‘Mad Mike’ Hoare believed you get more out of life by living dangerously. And yet about 35 family and friends gathered in Durban, South Africa, on 17 March, St Patrick’s Day, to honour Mike as he turned 100 years old. Among them were five of the Wild Geese who fought with him in the Congo in the 1960s to crush a communist rebellion, rescue 2000 nuns and priests from barbarity, and defeat Che Guevara.
Asked his secrets for longevity, the Irishman always says, “Laughter is the best medicine. But more seriously, there is very little that two asprins cannot fix. And never go and see doctors because they will only find something wrong with you.” Now THAT's Irish for you.
Mike is the subject of an authoritative new biography titled ‘Mad Mike’ Hoare: The Legend, written by his son, journalist Chris Hoare; the book is available in bookshops in Ireland and the UK, and through several online outlets.
Mike was schooled in England and, during World War 2, was the ‘best bloody soldier in the British Army’. He was demobbed as major after seeing action at Kohima, India, qualified in London as a chartered accountant and emigrated to South Africa.
Going rogue, he started living dangerously to get more out of life, including trans-Africa motorbike trips, bluewater sailing, exploring remote areas, and leading safaris in the Kalahari Desert. Here Mike got to know the CIA agent who was to change his life … and Nelson Mandela’s. Later Mike was technical advisor to the film The Wild Geese, which starred Richard Burton playing the Mike Hoare character!

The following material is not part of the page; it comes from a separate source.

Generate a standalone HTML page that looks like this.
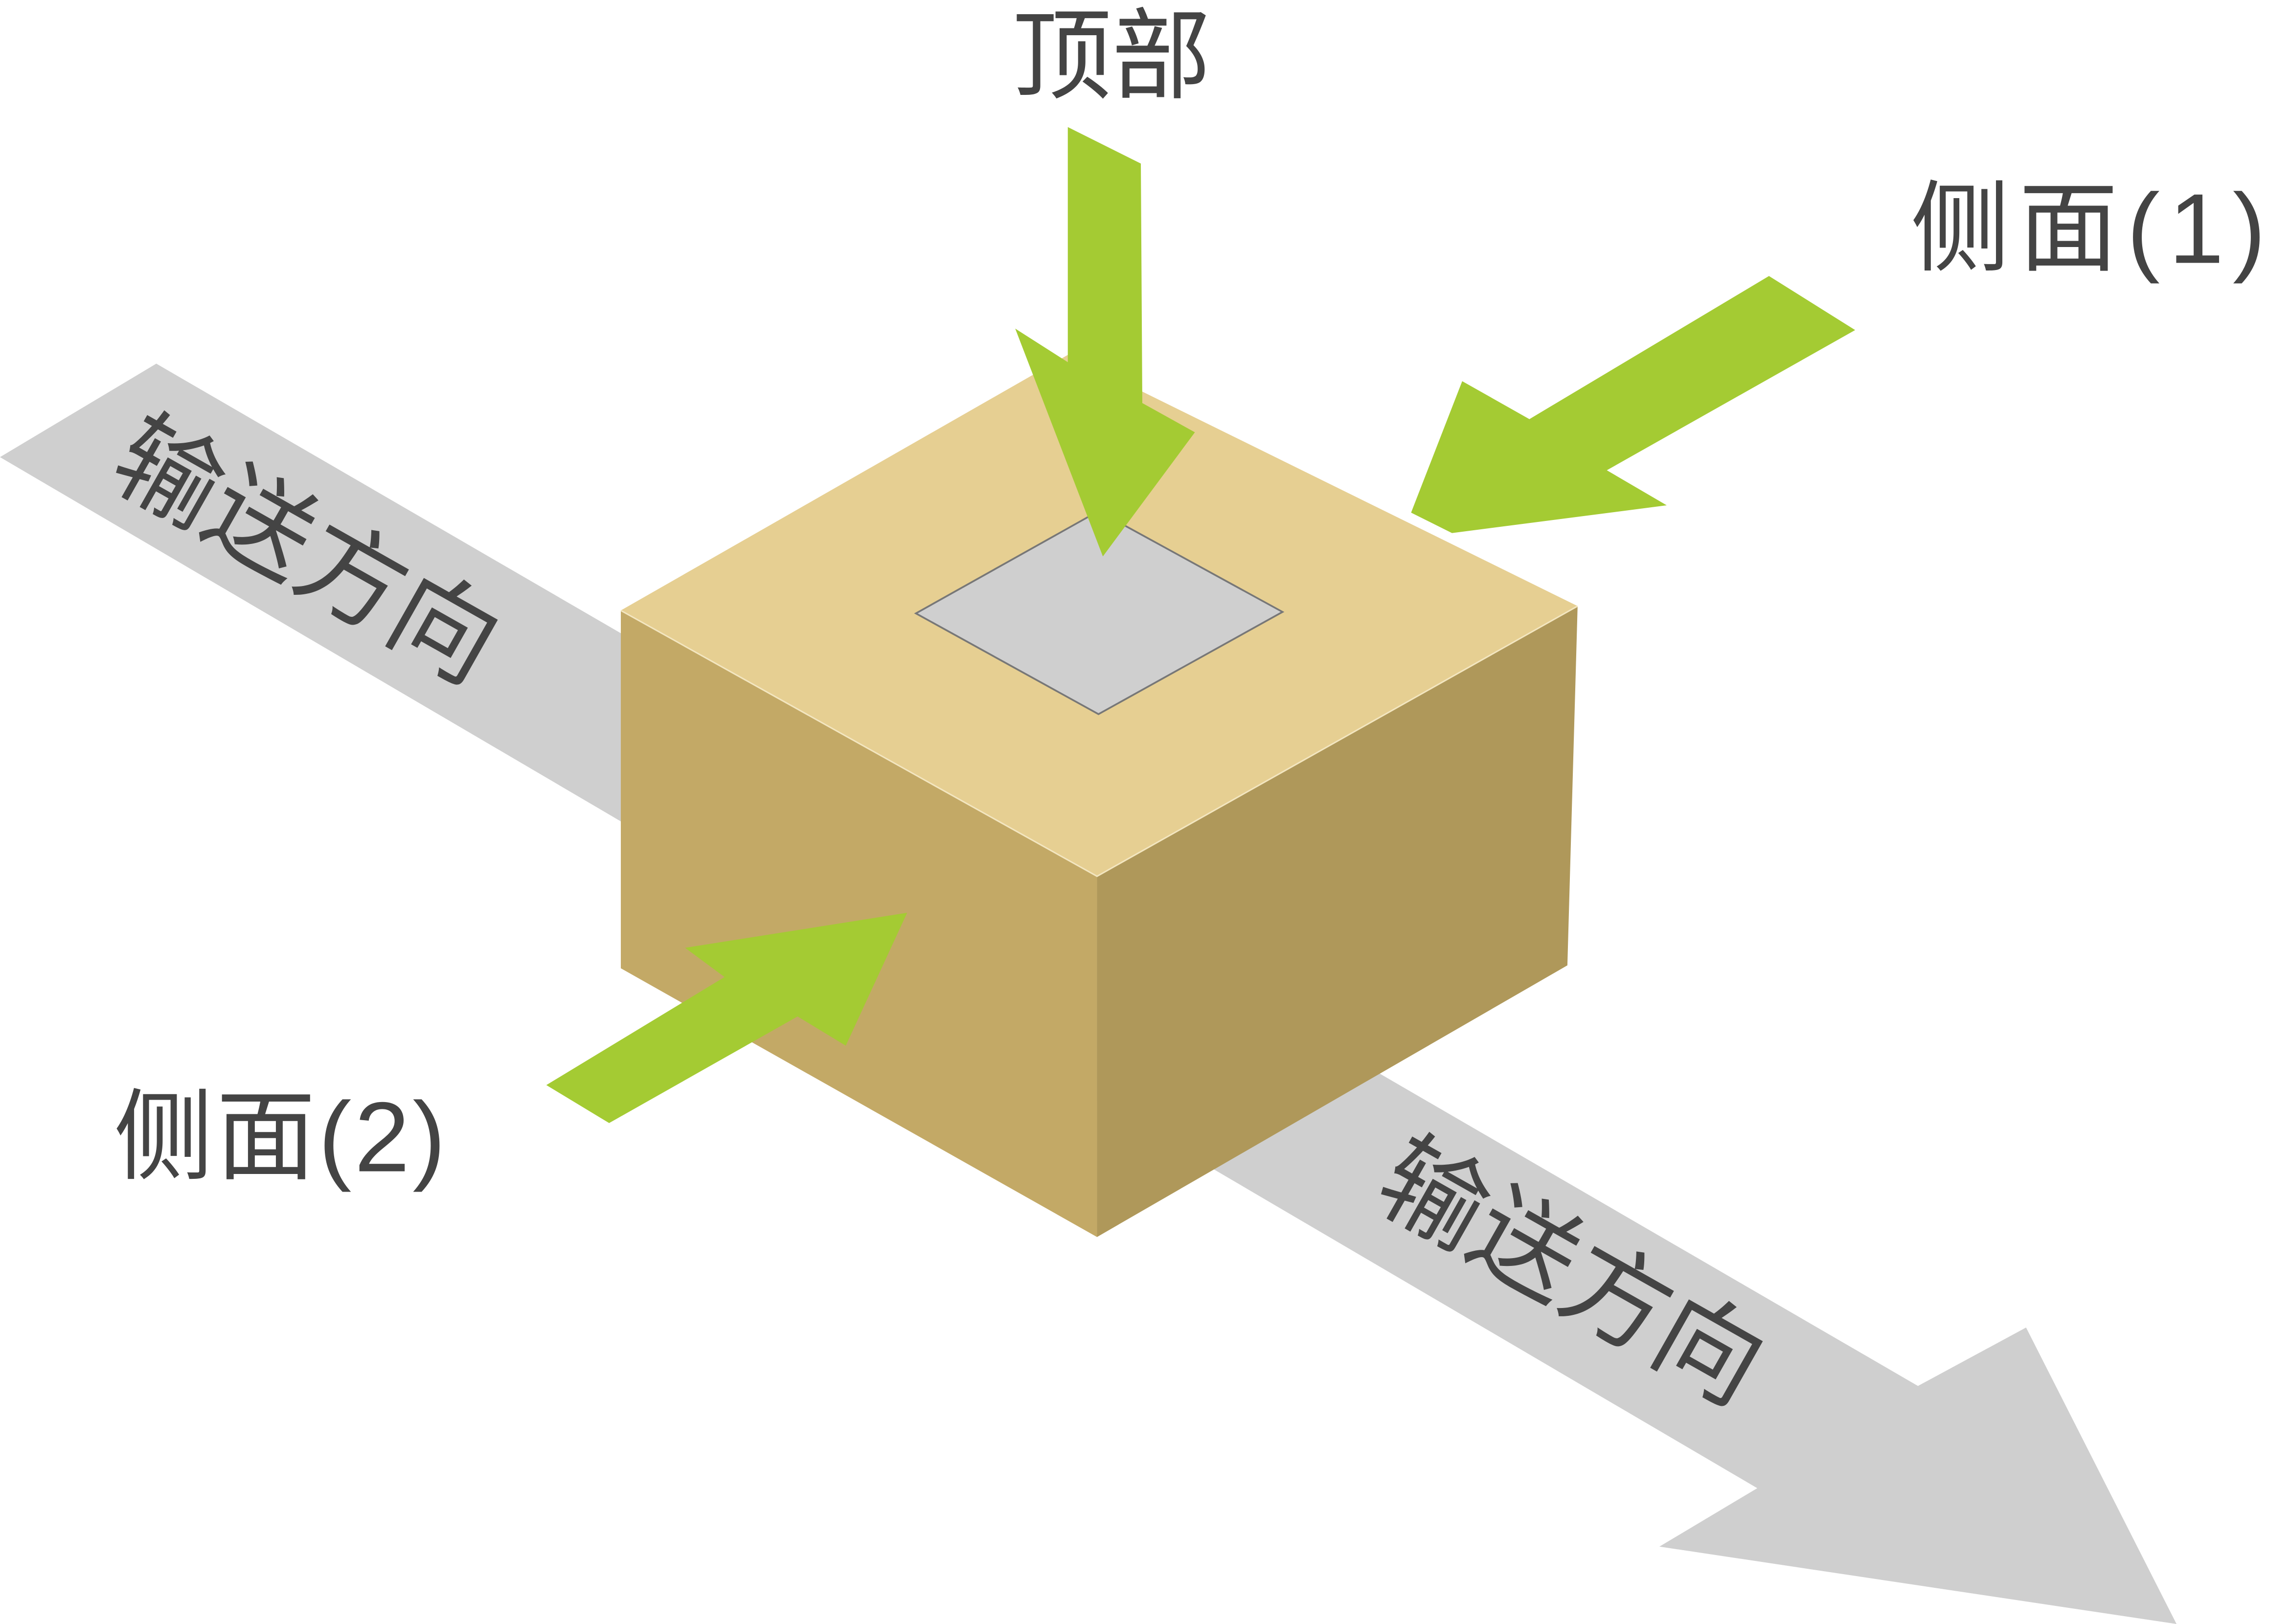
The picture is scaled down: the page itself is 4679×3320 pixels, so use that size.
<!DOCTYPE html>
<html><head><meta charset="utf-8"><style>
html,body{margin:0;padding:0;background:#fff;}
svg{display:block;}
text{font-family:"Liberation Sans","Noto Sans CJK SC",sans-serif;fill:#444;}
</style></head><body>
<svg width="4679" height="3320" viewBox="0 0 1567 1112" preserveAspectRatio="none" xmlns="http://www.w3.org/2000/svg">
<rect width="1567" height="1112" fill="#fff"/>
<polygon points="0,313 107,249 1313,949 1387,909 1490,1112 1136,1059 1203,1019" fill="#cfcfcf"/>
<polygon points="425,418 731,243 1080,415 751,600" fill="#e6cf92"/>
<polygon points="425,418 751,600 751,847 425,663" fill="#c3a966"/>
<polygon points="751,600 1080,415 1073,661 751,847" fill="#af985a"/>
<polyline points="425,418 751,600 1080,415" fill="none" stroke="#f3e6c0" stroke-width="1"/>
<polygon points="627,420 752,350 878,419 752,489" fill="#cfcfcf" stroke="#777" stroke-width="1.2"/>
<polygon points="731,87 781,112 782,276 818,296 755,381 695,225 731,248" fill="#a4cb33"/>
<polygon points="1211,189 1270,226 1100,322 1141,346 994,365 966,351 1001,261 1047,287" fill="#a4cb33"/>
<polygon points="374,743 496,669 469,649 621,625 579,716 546,696 417,769" fill="#a4cb33"/>
<text x="761" y="62" font-size="68" text-anchor="middle">顶部</text>
<text x="1308" y="180" font-size="68" letter-spacing="6">侧面(1)</text>
<text x="78" y="802" font-size="68" letter-spacing="2">侧面(2)</text>
<text transform="translate(207,382) rotate(29.5)" font-size="72" text-anchor="middle" dominant-baseline="middle">输送方向</text>
<text transform="translate(1073,876) rotate(29.5)" font-size="72" text-anchor="middle" dominant-baseline="middle">输送方向</text>
</svg>
</body></html>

In 1981 Mike led 50 ‘Frothblowers’ in a bid to depose the socialist government of the Seychelles. Things went wrong and soon Mike was to spend three years in jail for hijacking a Boeing 707 before being granted an amnesty.
Mike, who is living quietly in Durban, South Africa, now, is seen here with five of his 'Wild Geese' soldiers who came to Mike's 100th birthday party to honour him.